# What is being asked:
Print word for word the first line of the listing below and every line after it, through the line with "import seaborn as sns". Leave out the pictures and the rest.

# Data shown:
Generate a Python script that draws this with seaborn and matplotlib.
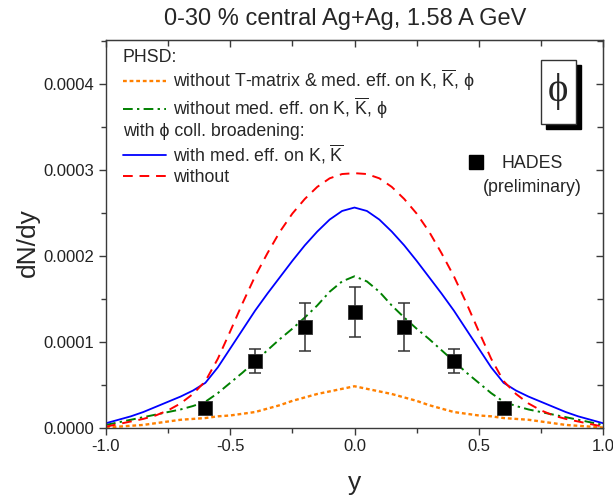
import numpy as np
import pandas as pd
import matplotlib
matplotlib.use("Agg")
import matplotlib.pyplot as plt
from matplotlib.lines import Line2D
from matplotlib.patches import Rectangle
from matplotlib.ticker import MultipleLocator, FormatStrFormatter, NullFormatter
import seaborn as sns

# Rapidity grid of the PHSD calculations
rapidity = [-1.00, -0.95, -0.90, -0.85, -0.80, -0.75, -0.70, -0.65, -0.60, -0.55,
            -0.50, -0.45, -0.40, -0.35, -0.30, -0.25, -0.20, -0.15, -0.10, -0.05,
            0.00, 0.05, 0.10, 0.15, 0.20, 0.25, 0.30, 0.35, 0.40, 0.45,
            0.50, 0.55, 0.60, 0.65, 0.70, 0.75, 0.80, 0.85, 0.90, 0.95, 1.00]

# dN/dy in units of 1e-4
no_tmatrix = [0.00, 0.01, 0.02, 0.03, 0.05, 0.07, 0.09, 0.10, 0.11, 0.13,
              0.14, 0.16, 0.18, 0.22, 0.26, 0.31, 0.35, 0.39, 0.42, 0.45,
              0.48, 0.45, 0.42, 0.39, 0.35, 0.31, 0.26, 0.22, 0.18, 0.16,
              0.14, 0.13, 0.11, 0.10, 0.09, 0.07, 0.05, 0.03, 0.02, 0.01, 0.00]
no_medium = [0.03, 0.06, 0.09, 0.12, 0.15, 0.18, 0.21, 0.25, 0.30, 0.40,
             0.52, 0.64, 0.77, 0.90, 1.03, 1.15, 1.28, 1.42, 1.58, 1.70,
             1.76, 1.70, 1.58, 1.42, 1.28, 1.15, 1.03, 0.90, 0.77, 0.64,
             0.52, 0.40, 0.30, 0.25, 0.21, 0.18, 0.15, 0.12, 0.09, 0.06, 0.03]
coll_with_medium = [0.05, 0.09, 0.13, 0.18, 0.24, 0.30, 0.36, 0.43, 0.52, 0.70,
                    0.92, 1.14, 1.36, 1.56, 1.75, 1.94, 2.12, 2.28, 2.42, 2.52,
                    2.56, 2.52, 2.42, 2.28, 2.12, 1.94, 1.75, 1.56, 1.36, 1.14,
                    0.92, 0.70, 0.52, 0.43, 0.36, 0.30, 0.24, 0.18, 0.13, 0.09, 0.05]
coll_without = [0.01, 0.04, 0.07, 0.10, 0.14, 0.20, 0.28, 0.39, 0.54, 0.80,
                1.12, 1.45, 1.76, 2.03, 2.28, 2.49, 2.66, 2.80, 2.90, 2.95,
                2.96, 2.95, 2.90, 2.80, 2.66, 2.49, 2.28, 2.03, 1.76, 1.45,
                1.12, 0.80, 0.54, 0.39, 0.28, 0.20, 0.14, 0.10, 0.07, 0.04, 0.01]

# HADES (preliminary) data, units of 1e-4
hades_y = [-0.6, -0.4, -0.2, 0.0, 0.2, 0.4, 0.6]
hades_dndy = [0.23, 0.77, 1.17, 1.34, 1.17, 0.77, 0.23]
hades_err = [0.02, 0.14, 0.28, 0.29, 0.28, 0.14, 0.02]

scale = 1e-4

sns.set_style("ticks")
plt.rcParams["font.family"] = ["Liberation Sans", "DejaVu Sans"]
plt.rcParams["mathtext.fontset"] = "custom"
plt.rcParams["mathtext.rm"] = "Liberation Sans"
plt.rcParams["mathtext.it"] = "Liberation Sans:italic"

fig = plt.figure(figsize=(6.13, 4.98), dpi=100)
ax = fig.add_axes([106 / 613, 1 - 427.5 / 498, 497 / 613, 387.5 / 498])

curves = pd.DataFrame({
    "y": rapidity,
    "no_tmatrix": np.array(no_tmatrix) * scale,
    "no_medium": np.array(no_medium) * scale,
    "coll_with_medium": np.array(coll_with_medium) * scale,
    "coll_without": np.array(coll_without) * scale,
})

kbar = r"$\overline{\mathrm{K}}$"
styles = [
    ("no_tmatrix", "#FF8000", (0, (1.6, 1.2)), 1.7,
     f"without T-matrix & med. eff. on K, {kbar}, ϕ"),
    ("no_medium", "#008000", (0, (5, 2.2, 1.2, 2.2)), 1.4,
     f"without med. eff. on K, {kbar}, ϕ"),
    ("coll_with_medium", "#0000FF", "-", 1.3,
     f"with med. eff. on K, {kbar}"),
    ("coll_without", "#FF0000", (0, (5, 3.5)), 1.4, "without"),
]
handles = []
for col, color, ls, lw, lab in styles:
    sns.lineplot(data=curves, x="y", y=col, color=color, linestyle=ls,
                 linewidth=lw, ax=ax, legend=False)
    handles.append(Line2D([], [], color=color, linestyle=ls, linewidth=lw, label=lab))

ax.errorbar(np.array(hades_y), np.array(hades_dndy) * scale,
            yerr=np.array(hades_err) * scale, fmt="none", ecolor="#333333",
            elinewidth=1.1, capsize=4, capthick=1.1, zorder=4)
sns.scatterplot(x=np.array(hades_y), y=np.array(hades_dndy) * scale, ax=ax,
                marker="s", s=95, color="black", edgecolor="#333333",
                linewidth=0.6, zorder=5, legend=False)

ax.set_xlim(-1.0, 1.0)
ax.set_ylim(0, 0.000451)
ax.xaxis.set_major_locator(MultipleLocator(0.5))
ax.xaxis.set_minor_locator(MultipleLocator(0.25))
ax.yaxis.set_major_locator(MultipleLocator(0.0001))
ax.yaxis.set_minor_locator(MultipleLocator(0.00005))
ax.xaxis.set_major_formatter(FormatStrFormatter("%.1f"))
ax.yaxis.set_major_formatter(FormatStrFormatter("%.4f"))

axis_color = "#3a3a3a"
for sp in ax.spines.values():
    sp.set_visible(True)
    sp.set_color(axis_color)
    sp.set_linewidth(1.0)
ax.tick_params(axis="both", which="major", direction="out", length=5,
               width=1.0, color=axis_color, labelsize=12, labelcolor="#222222")
ax.tick_params(axis="both", which="minor", direction="out", length=3.3,
               width=1.0, color=axis_color)

# mirrored ticks on top and right, pointing inward
top = ax.secondary_xaxis("top")
top.xaxis.set_major_locator(MultipleLocator(0.5))
top.xaxis.set_minor_locator(MultipleLocator(0.25))
top.xaxis.set_major_formatter(NullFormatter())
top.tick_params(which="major", direction="in", length=5, width=1.0, color=axis_color)
top.tick_params(which="minor", direction="in", length=4.5, width=1.0, color=axis_color)
top.spines["top"].set_color(axis_color)
right = ax.secondary_yaxis("right")
right.yaxis.set_major_locator(MultipleLocator(0.0001))
right.yaxis.set_minor_locator(MultipleLocator(0.00005))
right.yaxis.set_major_formatter(NullFormatter())
right.tick_params(which="major", direction="in", length=5, width=1.0, color=axis_color)
right.tick_params(which="minor", direction="in", length=4.5, width=1.0, color=axis_color)
right.spines["right"].set_color(axis_color)

ax.set_xlabel("y", fontsize=19)
ax.set_ylabel("dN/dy", fontsize=19)
ax.xaxis.set_label_coords(0.5, -0.112)
ax.yaxis.set_label_coords(-0.133, 0.478)
ax.set_title("0-30 % central Ag+Ag, 1.58 A GeV", fontsize=17, pad=11, x=0.481)

leg_fs = 12.8
leg1 = ax.legend(handles=handles[:2], title="PHSD:", loc="upper left",
                 bbox_to_anchor=(0.034, 0.977), frameon=False, fontsize=leg_fs,
                 title_fontsize=leg_fs, alignment="left", borderpad=0,
                 borderaxespad=0, handlelength=2.45, handletextpad=0.35,
                 labelspacing=0.12)
ax.add_artist(leg1)
ax.legend(handles=handles[2:], title="with ϕ coll. broadening:",
          loc="upper left", bbox_to_anchor=(0.034, 0.786), frameon=False,
          fontsize=leg_fs, title_fontsize=leg_fs, alignment="left",
          borderpad=0, borderaxespad=0, handlelength=2.45,
          handletextpad=0.35, labelspacing=0.16)

# HADES key
ax.plot([0.744], [0.685], marker="s", markersize=9.5, color="black",
        transform=ax.transAxes, clip_on=False)
ax.text(0.857, 0.703, "HADES\n(preliminary)", transform=ax.transAxes,
        ha="center", va="top", multialignment="center", fontsize=leg_fs,
        linespacing=1.5)

# particle label box with drop shadow
ax.add_patch(Rectangle((0.885, 0.770), 0.0704, 0.165, transform=ax.transAxes,
                       facecolor="black", edgecolor="black", zorder=6))
ax.add_patch(Rectangle((0.875, 0.783), 0.0704, 0.165, transform=ax.transAxes,
                       facecolor="white", edgecolor="#333333", lw=1.0, zorder=7))
ax.text(0.910, 0.866, "ϕ", transform=ax.transAxes, ha="center", va="center",
        fontsize=28, family=["Liberation Serif", "DejaVu Serif"], zorder=8)

fig.savefig("out.png", dpi=100)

# Task solution:
Generate a Python script that draws this with seaborn and matplotlib.
import numpy as np
import pandas as pd
import matplotlib
matplotlib.use("Agg")
import matplotlib.pyplot as plt
from matplotlib.lines import Line2D
from matplotlib.patches import Rectangle
from matplotlib.ticker import MultipleLocator, FormatStrFormatter, NullFormatter
import seaborn as sns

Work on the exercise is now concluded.